The Constant Gardener
CERT 15, 128 MINS How rare it is that a good book is turned into a good film. I confess that unusually, if I have enjoyed a book, I arrive at its film re-incarnation with a sort of possessive hostility. Hermione Granger isn’t that pretty! Lady Catherine de Bourg should be more vulgar! Oliver looks too much like me! That kind of thing. The Constant Gardener, Jeffrey Caine’s adaptation of the best-selling John le Carré novel, is a happy exception: here, a good book has become an excellent film.

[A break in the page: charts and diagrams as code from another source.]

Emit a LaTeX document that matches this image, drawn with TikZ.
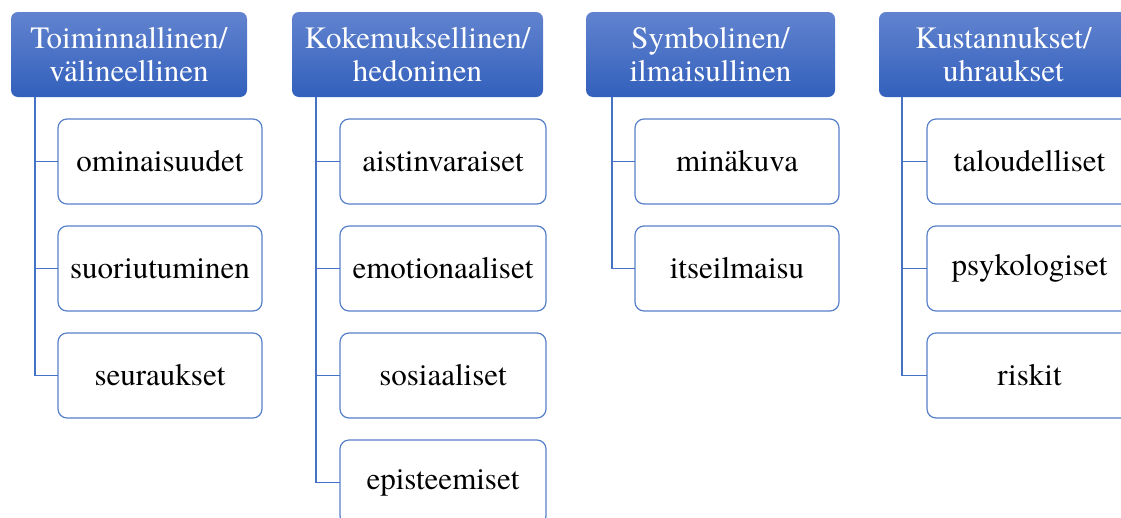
\documentclass[tikz,border=0pt]{standalone}
\usepackage{fontspec}
\setmainfont{Liberation Serif}
\newfontfamily\diafont{texgyretermes-regular.otf}
\usepackage{xcolor}
\usepackage{tikz}
\usetikzlibrary{positioning}
\definecolor{hdrtop}{RGB}{98,131,207}
\definecolor{hdrbot}{RGB}{50,96,188}
\definecolor{lineblue}{RGB}{68,114,196}
\tikzstyle{header} = [rectangle, rounded corners=7pt, minimum height=85pt, inner sep=0pt, outer sep=0pt, align=center, text=white, top color=hdrtop, bottom color=hdrbot, draw=none, anchor=north west, font=\diafont\fontsize{31}{33}\selectfont]
\tikzstyle{item} = [rectangle, rounded corners=9pt, minimum height=85pt, minimum width=205pt, inner sep=0pt, outer sep=0pt, text centered, draw=lineblue!90, line width=1.2pt, fill=white, font=\diafont\fontsize{31}{33}\selectfont]
\tikzstyle{conn} = [draw=lineblue, line width=1.4pt]

\begin{document}
\begin{tikzpicture}[x=1pt,y=-1pt]
	\useasboundingbox (0,0) rectangle (1121,517);
	\clip (0,0) rectangle (1121,517);

	% headers
	\node (hdra) [header, minimum width=236pt] at (11,12) {Toiminnallinen/\\välineellinen};
	\node (hdrb) [header, minimum width=251pt] at (292,12) {Kokemuksellinen/\\hedoninen};
	\node (hdrc) [header, minimum width=249pt] at (586,12) {Symbolinen/\\ilmaisullinen};
	\node (hdrd) [header, minimum width=249pt] at (879,12) {Kustannukset/\\uhraukset};

	% items
	\node (a1) [item, below right=22pt and 47pt of hdra.south west, minimum width=204pt] {ominaisuudet};
	\node (a2) [item, below=22pt of a1, minimum width=204pt] {suoriutuminen};
	\node (a3) [item, below=22pt of a2, minimum width=204pt] {seuraukset};

	\node (b1) [item, below right=22pt and 48pt of hdrb.south west, minimum width=206pt] {aistinvaraiset};
	\node (b2) [item, below=22pt of b1, minimum width=206pt] {emotionaaliset};
	\node (b3) [item, below=22pt of b2, minimum width=206pt] {sosiaaliset};
	\node (b4) [item, below=22pt of b3, minimum width=206pt] {episteemiset};

	\node (c1) [item, below right=22pt and 49pt of hdrc.south west, minimum width=204pt] {minäkuva};
	\node (c2) [item, below=22pt of c1, minimum width=204pt] {itseilmaisu};

	\node (d1) [item, below right=22pt and 48pt of hdrd.south west] {taloudelliset};
	\node (d2) [item, below=22pt of d1] {psykologiset};
	\node (d3) [item, below=22pt of d2] {riskit};

	% connectors
	\coordinate (ta) at ([xshift=24pt]hdra.south west);
	\coordinate (tb) at ([xshift=24pt]hdrb.south west);
	\coordinate (tc) at ([xshift=26pt]hdrc.south west);
	\coordinate (td) at ([xshift=23pt]hdrd.south west);

	\draw [conn] (ta) |- (a1.west);
	\draw [conn] (ta) |- (a2.west);
	\draw [conn] (ta) |- (a3.west);
	\draw [conn] (tb) |- (b1.west);
	\draw [conn] (tb) |- (b2.west);
	\draw [conn] (tb) |- (b3.west);
	\draw [conn] (tb) |- (b4.west);
	\draw [conn] (tc) |- (c1.west);
	\draw [conn] (tc) |- (c2.west);
	\draw [conn] (td) |- (d1.west);
	\draw [conn] (td) |- (d2.west);
	\draw [conn] (td) |- (d3.west);

\end{tikzpicture}
\end{document}
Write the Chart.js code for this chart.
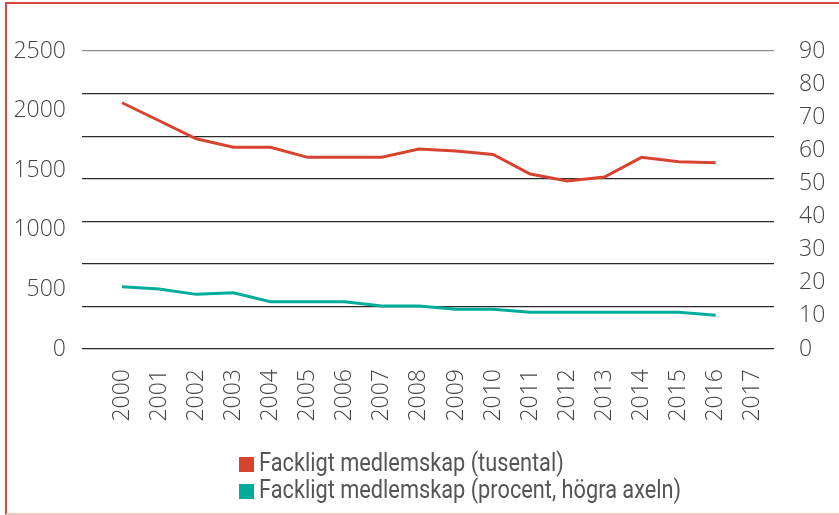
<!DOCTYPE html>
<html>
<head>
<meta charset="utf-8">
<script src="https://cdn.jsdelivr.net/npm/chart.js@4"></script>
<style>
    body { margin: 0; background: #fff; }
    #frame {
        position: absolute; left: 5px; top: 2px; width: 834px; height: 509px;
        border-top: 2px solid #d9483a; border-left: 2px solid #d9483a; border-bottom: 2px solid #f7c3be;
    }
    #wrap { position: absolute; left: 0; top: 0; width: 839px; height: 450px; }
    #legend {
        position: absolute; left: 239px; top: 449px;
        font-family: Roboto, "Noto Sans", sans-serif; font-size: 25px; color: #555;
    }
    .item { height: 27px; line-height: 27px; white-space: nowrap; }
    .box { display: inline-block; width: 15px; height: 15px; margin-right: 5px; vertical-align: -1px; }
    .txt { display: inline-block; transform: scaleX(0.87); transform-origin: left center; }
</style>
</head>
<body>
<div id="frame"></div>
<div id="wrap"><canvas id="chart"></canvas></div>
<div id="legend"></div>
<script>
// Data
const years = [2000, 2001, 2002, 2003, 2004, 2005, 2006, 2007, 2008, 2009, 2010, 2011, 2012, 2013, 2014, 2015, 2016, 2017];
const members = [2066, 1915, 1764, 1692, 1692, 1608, 1608, 1608, 1678, 1662, 1632, 1468, 1409, 1443, 1608, 1571, 1563];
const density = [18.8, 18.1, 16.5, 17.0, 14.3, 14.3, 14.3, 13.0, 13.0, 12.0, 12.0, 11.1, 11.1, 11.1, 11.1, 11.1, 10.2];
const leftTicks = [0, 500, 1000, 1500, 2000, 2500];
const rightTicks = [0, 10, 20, 30, 40, 50, 60, 70, 80, 90];
const seriesNames = ['Fackligt medlemskap (tusental)', 'Fackligt medlemskap (procent, högra axeln)'];
const red = '#d6432f';
const teal = '#00ad9b';

const tickFont = { family: '"Open Sans", sans-serif', size: 23, weight: '300' };
const tickColor = '#444';

function toPoints(values) {
    return values.map(function(v, i) {
        return { x: years[i], y: v };
    });
}

function plain(value) {
    return String(value);
}

new Chart(document.getElementById('chart'), {
    type: 'line',
    data: {
        datasets: [{
            label: seriesNames[0],
            data: toPoints(members),
            yAxisID: 'y',
            borderColor: red,
            backgroundColor: red,
            borderWidth: 3,
            pointRadius: 0,
            tension: 0
        }, {
            label: seriesNames[1],
            data: toPoints(density),
            yAxisID: 'y1',
            borderColor: teal,
            backgroundColor: teal,
            borderWidth: 3,
            pointRadius: 0,
            tension: 0
        }]
    },
    options: {
        responsive: true,
        maintainAspectRatio: false,
        animation: false,
        layout: { padding: { top: 51, bottom: 0, left: 0, right: 0 } },
        plugins: {
            legend: { display: false },
            tooltip: { enabled: false }
        },
        scales: {
            x: {
                type: 'linear',
                min: 1998.92,
                max: 2017.57,
                grid: { display: false },
                border: { display: false },
                afterBuildTicks: function(scale) {
                    scale.ticks = years.map(function(y) { return { value: y }; });
                },
                ticks: {
                    minRotation: 90,
                    maxRotation: 90,
                    padding: 12,
                    font: tickFont,
                    color: tickColor,
                    callback: plain
                },
                afterFit: function(scale) { scale.height = 101; }
            },
            // horizontal rules of the reference (7 equal bands)
            g: {
                type: 'linear',
                position: 'left',
                min: 0,
                max: 7,
                ticks: { display: false, stepSize: 1 },
                grid: { color: function(ctx) { return ctx.tick.value === 7 ? '#8a8a8a' : '#2a2a2a'; }, drawTicks: false, lineWidth: 1.2 },
                border: { display: false },
                afterFit: function(scale) { scale.width = 0; }
            },
            y: {
                type: 'linear',
                position: 'left',
                min: 0,
                max: 2500,
                afterBuildTicks: function(scale) {
                    scale.ticks = leftTicks.map(function(v) { return { value: v }; });
                },
                grid: { display: false },
                border: { display: false },
                ticks: { padding: 8, font: tickFont, color: tickColor, callback: plain },
                afterFit: function(scale) { scale.width = 82; }
            },
            y1: {
                type: 'linear',
                position: 'right',
                min: 0,
                max: 90,
                afterBuildTicks: function(scale) {
                    scale.ticks = rightTicks.map(function(v) { return { value: v }; });
                },
                grid: { display: false },
                border: { display: false },
                ticks: { padding: 17, font: tickFont, color: tickColor, callback: plain },
                afterFit: function(scale) { scale.width = 65; }
            }
        }
    }
});

// legend, stacked and left aligned like the reference
const legend = document.getElementById('legend');
[red, teal].forEach(function(color, i) {
    const row = document.createElement('div');
    row.className = 'item';
    row.innerHTML = '<span class="box" style="background:' + color + '"></span><span class="txt">' + seriesNames[i] + '</span>';
    legend.appendChild(row);
});
</script>
</body>
</html>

Perhaps the circumstances were helped in my case by a very short interval between reading the book and seeing the film (as a diligent Catholic Herald reviewer, I read it in the days leading up to the screening). Perhaps it helped that my paperback had on its cover the poster of the forthcoming film, such that for me, Justin Quayle could only ever be Ralph Fiennes, and his unruly wife had always been Rachel Weisz. Perhaps, even, John le Carré had a movie in mind as he wrote – hence the knowing nod in chapter nine as Justin contemplates “the disgusting notion of a film about Tessa’s death”.
Ah, but I am being unfair. The fact is that this film adaptation is well-written, well-directed, well-acted and well-shot. Dull old-Etonian diplomat Justin Quayle (Ralph Fiennes) makes one rebellious move, rather late in his upright, quiet life, when he marries a beautiful lawyer nearly half his age. Tessa (Rachel Weisz) is passionate and impossibly sincere, and she is drawn to his calm just as he is drawn to her chaos. Off they go together to his latest posting, Nairobi, but where his job is to observe the endemic corruption and file reports that sit unread in a Whitehall archive, she tackles them straight on. The story begins with the news that Tessa has been murdered in the Kenyan outback, and Justin sets out to uncover a conspiracy that goes to the sick heart of the institutions he has respected his whole life.
Director Fernando Meirelles was made famous by City of God, which brought a shaky, documentary-style realism to family life in the slums of Rio de Janeiro. His is a powerful technique, although applied to the muted drama of John le Carré it takes a bit of getting used to. It almost seems too intimate, not filmy enough – she with no make-up, he pausing and hesitating, camera hand-held – it is almost like the dress rehearsal, or “the making of...”
But once you get used to it, you stop finding the intimacy embarrassing and it becomes a revelation. Tessa may be a teensy bit irritating, and Justin may be a bit wet, but they are alive and totally convincing. What is more, their love affair is made more compelling not less by absence of big-screen grandeur. Ralph Fiennes is the acting equivalent of a Volvo; you trust him to be reliable, even on such close, unprepared inspection. There are well-cast and good performances by Danny Huston, as Justin’s hypocritical boss, and Bill Nighy, as corrupt diplomat Sir Bernard Pellegrin. It is all very English and muted, which, in the hands of a Brazilian director from Sao Paulo, becomes very interesting.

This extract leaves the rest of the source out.